Pada 24 Januari 2020, Wu dan anaknya yang menderita autis dibawa oleh petugas media ke tempat perawatan terpusat di Hong'an.
Sementara, anak pertamanya yang menderita cerebral palsy, Pu Cheng, harus tinggal sendirian di rumah.
Kondisi cerebral palsy yang dialami oleh Pu Cheng membuat tubuhnya tak bisa bergerak.
Sang ayah, Wu, sempat meminta bantuan orang-orang lewat Weibo untuk merawat putranya.
Komite desa atau pejabat setempat pun telah mengirim staf untuk mengurus Pu Cheng.
Pada 24 Januari, komite desa melaporkan, pihaknya telah memberi makan Pu Cheng.
Hal yang sama juga dilakukan di tanggal 26 Januari.
Sementara itu, dokter desa juga memberikan Pu Cheng dua cangkir asam amino pada tanggal 28 Januari 2020.
Di hari Rabu (29/1/2020), komite desa menemukan lokasi dimana Wu dan anak keduanya dirawat.
Komite desa pun berencana untuk mengajak Pu Cheng bertemu ayah dan saudaranya.
Naas, Pu Cheng justru ditemukan meninggal dunia pada sore hari di hari yang sama.
Saat dimintai konfirmasi, staf pemerintah Kota Huahe membenarkan kabar meninggalnya Pu Cheng.
Pemerintah Hong'an bahkan telah membentuk tim gabungan untuk melakukan penyelidikan terhadap kasus Pu Cheng.
Pihak pemerintah mengklaim, aturan ketat yang ada tak mungkin membiarkan Pu Cheng berada di rumah seorang diri.
"Sekarang manajemen kader cukup ketat.

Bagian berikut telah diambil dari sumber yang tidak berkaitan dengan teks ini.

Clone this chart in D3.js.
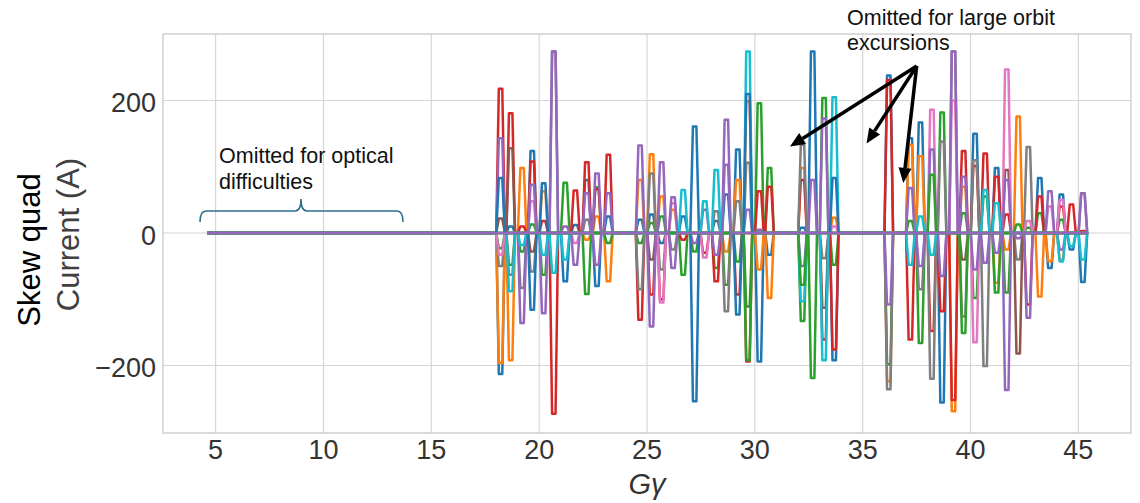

Tidak mungkin bagi kamu untuk meninggalkan anak dengan cerebral palsy di rumah tanpa dikelola."
"Itu harus jadi pekerjaan, tetapi benar bahwa anak itu meninggal. Departemen superiro akan menyelidiki."
"Tentu akan ada klaim yang adil," katanya, Kamis (30/1/2020).
Hingga saat ini pihak setempat masih melakukan penyelidikan terhadap kasus tersebut.